BEGIN Record set
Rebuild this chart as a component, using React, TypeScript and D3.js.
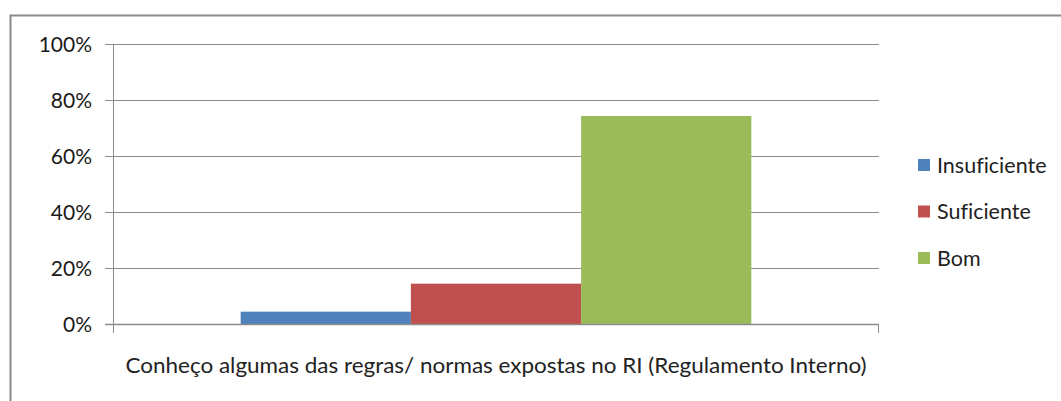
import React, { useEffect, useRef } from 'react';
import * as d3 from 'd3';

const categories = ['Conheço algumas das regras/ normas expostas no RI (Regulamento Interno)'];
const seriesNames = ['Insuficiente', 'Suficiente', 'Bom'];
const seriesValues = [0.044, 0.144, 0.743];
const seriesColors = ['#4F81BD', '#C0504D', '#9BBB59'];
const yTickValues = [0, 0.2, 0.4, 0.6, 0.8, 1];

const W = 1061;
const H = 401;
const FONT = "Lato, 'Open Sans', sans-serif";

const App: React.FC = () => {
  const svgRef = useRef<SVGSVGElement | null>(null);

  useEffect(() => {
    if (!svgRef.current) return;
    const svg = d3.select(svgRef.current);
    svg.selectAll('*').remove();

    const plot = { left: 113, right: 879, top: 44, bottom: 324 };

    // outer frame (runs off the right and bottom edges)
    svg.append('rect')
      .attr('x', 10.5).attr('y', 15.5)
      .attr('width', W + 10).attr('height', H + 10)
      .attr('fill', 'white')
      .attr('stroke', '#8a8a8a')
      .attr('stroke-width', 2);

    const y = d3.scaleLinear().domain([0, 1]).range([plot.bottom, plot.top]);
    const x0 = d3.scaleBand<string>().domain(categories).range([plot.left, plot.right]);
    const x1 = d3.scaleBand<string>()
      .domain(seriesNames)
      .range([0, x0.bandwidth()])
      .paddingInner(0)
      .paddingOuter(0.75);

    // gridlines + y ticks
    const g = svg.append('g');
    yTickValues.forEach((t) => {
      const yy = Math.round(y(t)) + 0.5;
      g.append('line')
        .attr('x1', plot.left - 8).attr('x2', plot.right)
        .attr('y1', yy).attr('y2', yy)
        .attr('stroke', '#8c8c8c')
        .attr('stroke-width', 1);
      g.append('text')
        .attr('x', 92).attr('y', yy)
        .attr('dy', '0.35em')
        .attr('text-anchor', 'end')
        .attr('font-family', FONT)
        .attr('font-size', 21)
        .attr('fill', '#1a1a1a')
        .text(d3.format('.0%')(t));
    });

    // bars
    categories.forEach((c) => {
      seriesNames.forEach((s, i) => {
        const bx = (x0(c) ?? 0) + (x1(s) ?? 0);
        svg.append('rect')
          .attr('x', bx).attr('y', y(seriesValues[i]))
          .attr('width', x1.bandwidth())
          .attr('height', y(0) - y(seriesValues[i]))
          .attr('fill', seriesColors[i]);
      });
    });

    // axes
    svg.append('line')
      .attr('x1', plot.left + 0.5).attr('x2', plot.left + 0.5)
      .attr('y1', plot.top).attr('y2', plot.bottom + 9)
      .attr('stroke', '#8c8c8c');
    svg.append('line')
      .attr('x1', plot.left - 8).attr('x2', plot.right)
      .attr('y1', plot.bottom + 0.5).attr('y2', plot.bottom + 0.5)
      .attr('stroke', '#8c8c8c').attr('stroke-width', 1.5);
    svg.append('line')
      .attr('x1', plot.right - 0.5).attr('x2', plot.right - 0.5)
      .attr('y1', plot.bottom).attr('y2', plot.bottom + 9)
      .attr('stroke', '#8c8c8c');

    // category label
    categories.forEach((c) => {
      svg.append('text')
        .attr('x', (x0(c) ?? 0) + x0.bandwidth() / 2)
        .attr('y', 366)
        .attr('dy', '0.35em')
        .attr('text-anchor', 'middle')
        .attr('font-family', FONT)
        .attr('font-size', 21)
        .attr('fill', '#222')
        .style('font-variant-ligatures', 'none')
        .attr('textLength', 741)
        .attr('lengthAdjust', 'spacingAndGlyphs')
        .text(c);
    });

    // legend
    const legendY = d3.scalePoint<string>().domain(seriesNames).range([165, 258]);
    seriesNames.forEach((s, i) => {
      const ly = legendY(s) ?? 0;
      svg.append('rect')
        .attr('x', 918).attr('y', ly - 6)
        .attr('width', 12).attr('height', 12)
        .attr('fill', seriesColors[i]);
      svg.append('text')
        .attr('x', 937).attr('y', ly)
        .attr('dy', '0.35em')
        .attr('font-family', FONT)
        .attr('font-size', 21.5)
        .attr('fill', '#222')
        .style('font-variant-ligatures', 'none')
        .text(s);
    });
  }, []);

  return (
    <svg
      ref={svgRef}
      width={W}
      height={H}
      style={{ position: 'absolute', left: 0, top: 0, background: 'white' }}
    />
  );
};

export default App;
END Record set
BEGIN Record set
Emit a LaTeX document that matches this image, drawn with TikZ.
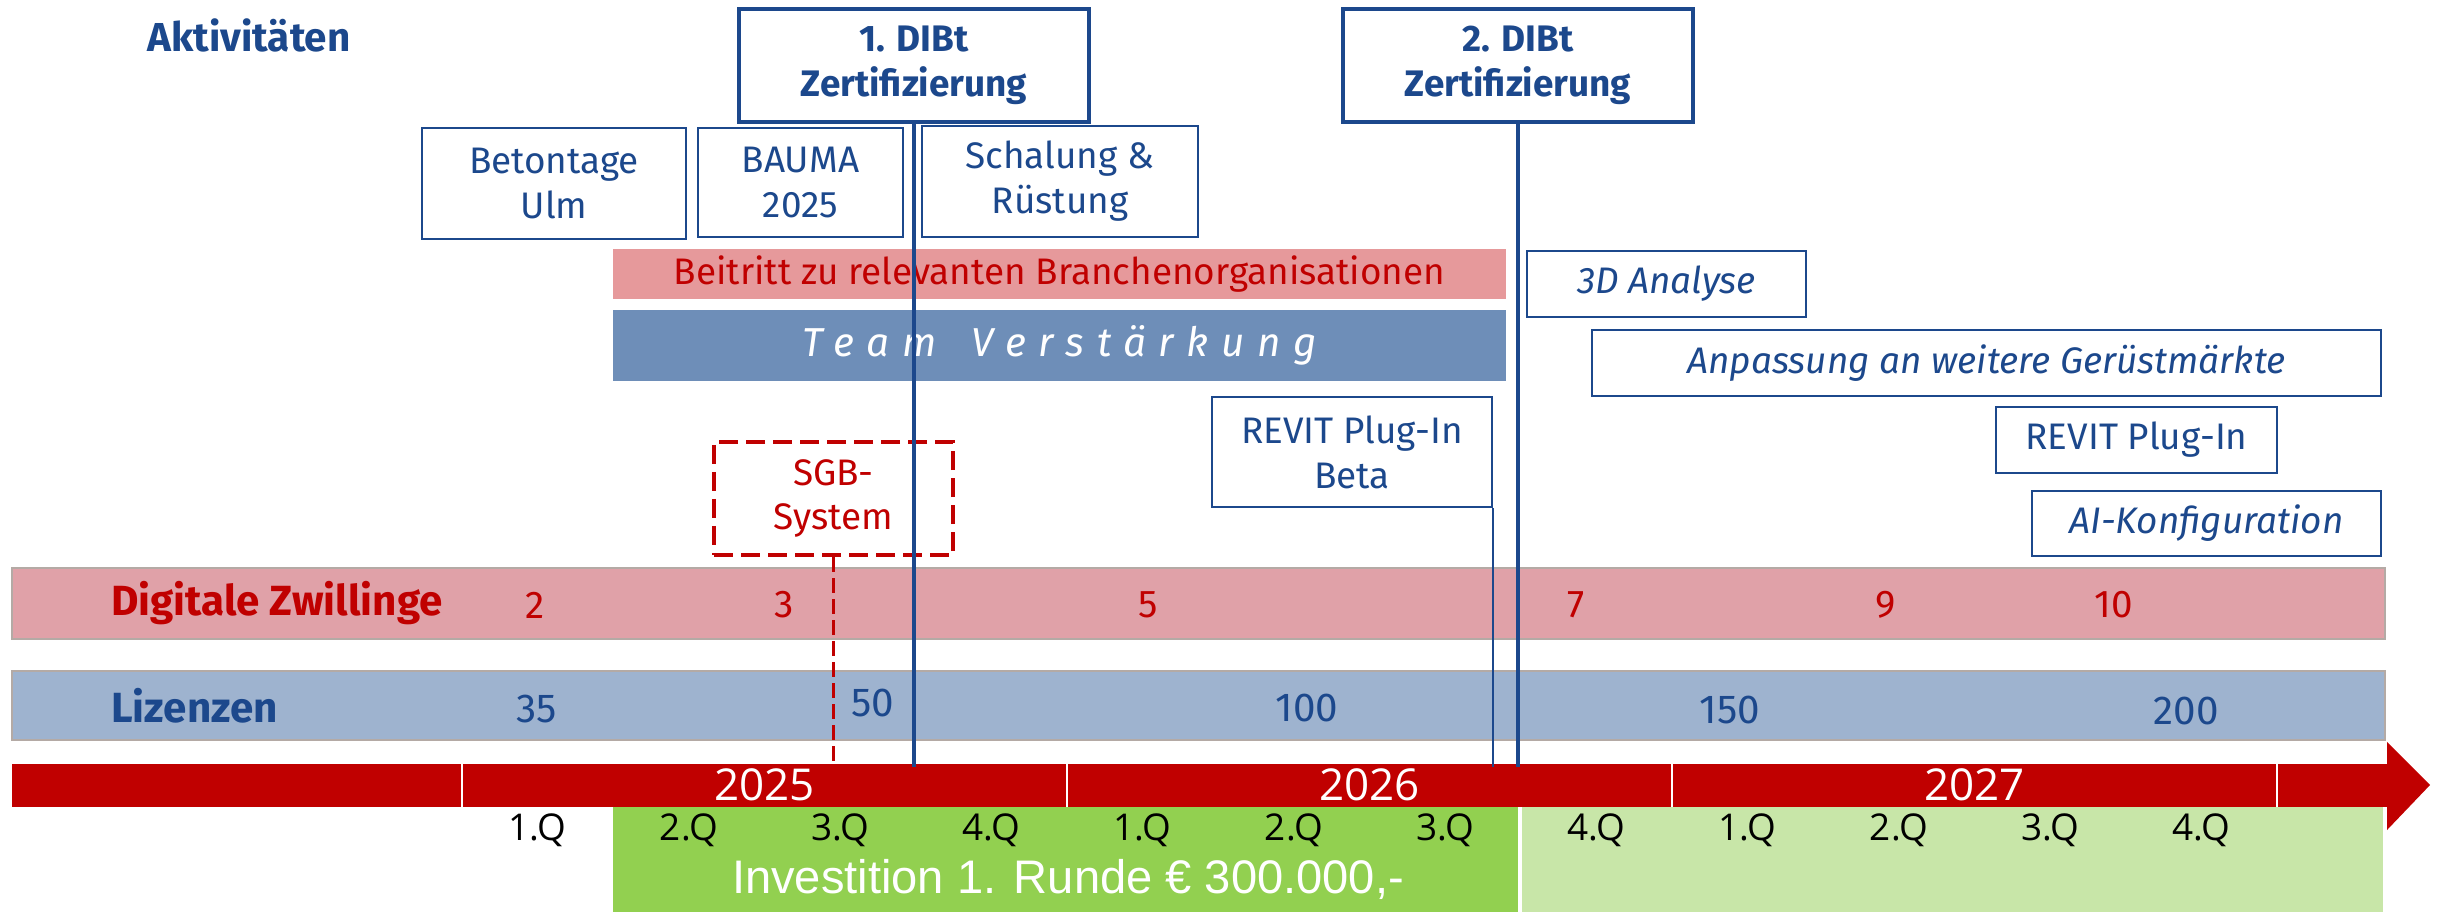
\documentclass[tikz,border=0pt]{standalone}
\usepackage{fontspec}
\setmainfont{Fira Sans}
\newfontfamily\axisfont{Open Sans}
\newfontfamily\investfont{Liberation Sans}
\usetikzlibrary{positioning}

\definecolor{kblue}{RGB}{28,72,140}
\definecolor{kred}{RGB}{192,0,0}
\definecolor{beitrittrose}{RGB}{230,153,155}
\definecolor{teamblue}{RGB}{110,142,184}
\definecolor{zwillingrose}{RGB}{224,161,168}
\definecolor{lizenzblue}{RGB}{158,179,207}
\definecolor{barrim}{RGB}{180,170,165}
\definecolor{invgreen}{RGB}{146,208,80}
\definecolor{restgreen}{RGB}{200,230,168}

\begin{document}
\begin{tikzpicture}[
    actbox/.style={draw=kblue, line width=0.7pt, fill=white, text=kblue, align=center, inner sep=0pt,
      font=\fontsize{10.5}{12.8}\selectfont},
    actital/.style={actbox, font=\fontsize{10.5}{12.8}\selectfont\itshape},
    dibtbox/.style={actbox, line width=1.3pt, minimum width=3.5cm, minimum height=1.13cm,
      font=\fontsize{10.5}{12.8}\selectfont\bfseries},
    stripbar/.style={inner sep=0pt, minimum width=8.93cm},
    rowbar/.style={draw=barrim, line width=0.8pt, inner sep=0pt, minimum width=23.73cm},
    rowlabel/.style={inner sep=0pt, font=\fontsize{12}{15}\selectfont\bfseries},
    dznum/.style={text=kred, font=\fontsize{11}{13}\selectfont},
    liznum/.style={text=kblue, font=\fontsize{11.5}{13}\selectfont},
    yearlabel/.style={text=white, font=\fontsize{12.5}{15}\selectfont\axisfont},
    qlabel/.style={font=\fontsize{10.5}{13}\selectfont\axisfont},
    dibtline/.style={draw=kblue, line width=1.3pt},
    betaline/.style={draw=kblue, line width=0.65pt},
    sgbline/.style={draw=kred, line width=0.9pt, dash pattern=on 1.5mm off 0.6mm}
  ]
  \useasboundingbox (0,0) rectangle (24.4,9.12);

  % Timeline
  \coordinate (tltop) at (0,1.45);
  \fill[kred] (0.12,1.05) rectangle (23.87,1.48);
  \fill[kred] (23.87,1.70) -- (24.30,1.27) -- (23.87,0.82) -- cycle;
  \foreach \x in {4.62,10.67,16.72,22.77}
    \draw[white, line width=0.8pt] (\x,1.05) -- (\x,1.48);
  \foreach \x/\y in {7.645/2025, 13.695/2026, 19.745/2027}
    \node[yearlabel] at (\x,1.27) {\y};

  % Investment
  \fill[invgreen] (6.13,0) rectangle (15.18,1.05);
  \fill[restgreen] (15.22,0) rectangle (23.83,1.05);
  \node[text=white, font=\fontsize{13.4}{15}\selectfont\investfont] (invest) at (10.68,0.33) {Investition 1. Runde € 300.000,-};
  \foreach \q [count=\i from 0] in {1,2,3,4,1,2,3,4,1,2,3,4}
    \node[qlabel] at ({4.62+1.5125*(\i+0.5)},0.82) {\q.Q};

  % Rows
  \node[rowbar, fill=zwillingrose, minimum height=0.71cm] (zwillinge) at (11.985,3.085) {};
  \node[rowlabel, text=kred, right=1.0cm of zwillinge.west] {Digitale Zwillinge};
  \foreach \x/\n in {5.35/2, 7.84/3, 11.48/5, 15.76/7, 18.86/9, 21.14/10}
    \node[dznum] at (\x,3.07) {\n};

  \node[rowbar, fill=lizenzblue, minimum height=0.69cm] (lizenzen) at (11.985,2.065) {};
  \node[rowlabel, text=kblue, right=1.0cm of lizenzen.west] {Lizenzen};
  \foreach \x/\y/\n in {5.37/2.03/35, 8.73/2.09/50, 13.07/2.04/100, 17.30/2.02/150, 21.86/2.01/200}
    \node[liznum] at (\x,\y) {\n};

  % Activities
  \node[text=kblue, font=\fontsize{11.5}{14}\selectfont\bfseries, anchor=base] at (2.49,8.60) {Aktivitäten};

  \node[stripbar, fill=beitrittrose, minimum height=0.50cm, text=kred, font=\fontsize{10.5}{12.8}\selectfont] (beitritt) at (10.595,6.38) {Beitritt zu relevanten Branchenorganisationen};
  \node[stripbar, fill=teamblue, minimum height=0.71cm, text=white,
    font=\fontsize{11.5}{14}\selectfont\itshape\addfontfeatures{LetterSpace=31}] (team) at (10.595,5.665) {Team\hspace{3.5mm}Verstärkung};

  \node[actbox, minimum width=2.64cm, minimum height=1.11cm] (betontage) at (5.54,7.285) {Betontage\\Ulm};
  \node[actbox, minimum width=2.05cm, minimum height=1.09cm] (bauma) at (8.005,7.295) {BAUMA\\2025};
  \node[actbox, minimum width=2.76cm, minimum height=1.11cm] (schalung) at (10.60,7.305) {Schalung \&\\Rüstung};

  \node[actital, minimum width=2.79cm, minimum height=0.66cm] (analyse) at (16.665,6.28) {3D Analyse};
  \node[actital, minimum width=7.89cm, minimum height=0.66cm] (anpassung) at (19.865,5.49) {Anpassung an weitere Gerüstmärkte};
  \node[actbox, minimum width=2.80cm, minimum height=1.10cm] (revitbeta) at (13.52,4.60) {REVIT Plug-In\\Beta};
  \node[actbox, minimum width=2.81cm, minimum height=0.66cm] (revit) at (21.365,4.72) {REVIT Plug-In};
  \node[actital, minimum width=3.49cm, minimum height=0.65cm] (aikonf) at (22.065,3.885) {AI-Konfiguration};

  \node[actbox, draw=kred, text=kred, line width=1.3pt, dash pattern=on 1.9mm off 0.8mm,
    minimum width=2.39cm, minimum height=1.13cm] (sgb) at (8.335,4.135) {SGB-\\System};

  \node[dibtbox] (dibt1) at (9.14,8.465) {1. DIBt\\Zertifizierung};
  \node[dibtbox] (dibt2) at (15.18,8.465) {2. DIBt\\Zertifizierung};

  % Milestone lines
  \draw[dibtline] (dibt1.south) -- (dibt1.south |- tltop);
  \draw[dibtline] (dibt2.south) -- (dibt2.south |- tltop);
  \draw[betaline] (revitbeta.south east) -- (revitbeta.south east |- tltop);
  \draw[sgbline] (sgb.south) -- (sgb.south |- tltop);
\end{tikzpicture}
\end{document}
END Record set
BEGIN Record set
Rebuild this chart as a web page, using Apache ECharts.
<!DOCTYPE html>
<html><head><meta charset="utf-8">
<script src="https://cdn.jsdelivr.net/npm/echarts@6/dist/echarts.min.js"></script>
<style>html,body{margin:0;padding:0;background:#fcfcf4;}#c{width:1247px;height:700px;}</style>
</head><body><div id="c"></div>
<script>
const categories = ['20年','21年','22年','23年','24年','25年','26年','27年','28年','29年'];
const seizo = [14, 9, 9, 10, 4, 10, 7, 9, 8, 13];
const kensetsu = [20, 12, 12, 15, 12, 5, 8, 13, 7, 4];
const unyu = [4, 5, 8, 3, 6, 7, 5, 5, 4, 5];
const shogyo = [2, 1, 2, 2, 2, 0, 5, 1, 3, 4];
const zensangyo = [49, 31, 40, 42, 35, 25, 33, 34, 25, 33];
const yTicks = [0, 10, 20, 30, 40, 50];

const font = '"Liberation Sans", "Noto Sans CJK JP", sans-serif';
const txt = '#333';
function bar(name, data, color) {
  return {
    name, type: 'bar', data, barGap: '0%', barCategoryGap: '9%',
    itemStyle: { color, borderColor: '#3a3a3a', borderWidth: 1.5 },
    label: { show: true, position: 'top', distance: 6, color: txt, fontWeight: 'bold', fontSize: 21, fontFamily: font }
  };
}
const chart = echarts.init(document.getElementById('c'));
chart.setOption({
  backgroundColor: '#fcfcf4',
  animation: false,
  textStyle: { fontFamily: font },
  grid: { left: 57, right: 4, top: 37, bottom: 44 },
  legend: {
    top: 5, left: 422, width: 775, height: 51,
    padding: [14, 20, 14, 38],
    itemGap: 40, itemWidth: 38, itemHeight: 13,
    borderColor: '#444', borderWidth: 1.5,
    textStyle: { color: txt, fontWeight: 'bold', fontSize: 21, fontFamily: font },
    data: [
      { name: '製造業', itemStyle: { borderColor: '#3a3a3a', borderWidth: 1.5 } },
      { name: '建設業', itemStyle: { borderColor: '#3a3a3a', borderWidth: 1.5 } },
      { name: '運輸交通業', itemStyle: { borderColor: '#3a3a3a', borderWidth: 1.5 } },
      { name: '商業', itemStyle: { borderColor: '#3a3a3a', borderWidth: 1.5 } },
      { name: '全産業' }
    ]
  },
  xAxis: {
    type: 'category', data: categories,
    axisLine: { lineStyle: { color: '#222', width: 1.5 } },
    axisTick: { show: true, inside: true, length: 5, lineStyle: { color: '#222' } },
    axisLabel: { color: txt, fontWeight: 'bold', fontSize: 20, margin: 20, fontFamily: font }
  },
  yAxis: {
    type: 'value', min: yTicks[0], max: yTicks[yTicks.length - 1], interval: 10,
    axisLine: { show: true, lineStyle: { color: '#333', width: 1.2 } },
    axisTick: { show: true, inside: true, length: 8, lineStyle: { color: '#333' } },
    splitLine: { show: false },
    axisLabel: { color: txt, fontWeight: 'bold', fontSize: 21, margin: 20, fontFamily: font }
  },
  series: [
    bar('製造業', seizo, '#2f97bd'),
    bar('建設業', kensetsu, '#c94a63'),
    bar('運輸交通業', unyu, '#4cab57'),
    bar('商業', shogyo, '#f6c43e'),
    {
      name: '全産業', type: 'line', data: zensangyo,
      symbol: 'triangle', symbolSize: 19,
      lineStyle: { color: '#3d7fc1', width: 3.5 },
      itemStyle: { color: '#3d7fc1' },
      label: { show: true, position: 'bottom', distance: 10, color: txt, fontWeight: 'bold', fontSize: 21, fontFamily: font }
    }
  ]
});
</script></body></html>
END Record set
▸ Given exercise:
Reproduce the lines above starting at the one with "Rebuild this chart as a component, using" and ending at the one with "import * as d3 from 'd3';", both included, exactly and with no pictures.

▸ Output for this task:
Rebuild this chart as a component, using React, TypeScript and D3.js.
import React, { useEffect, useRef } from 'react';
import * as d3 from 'd3';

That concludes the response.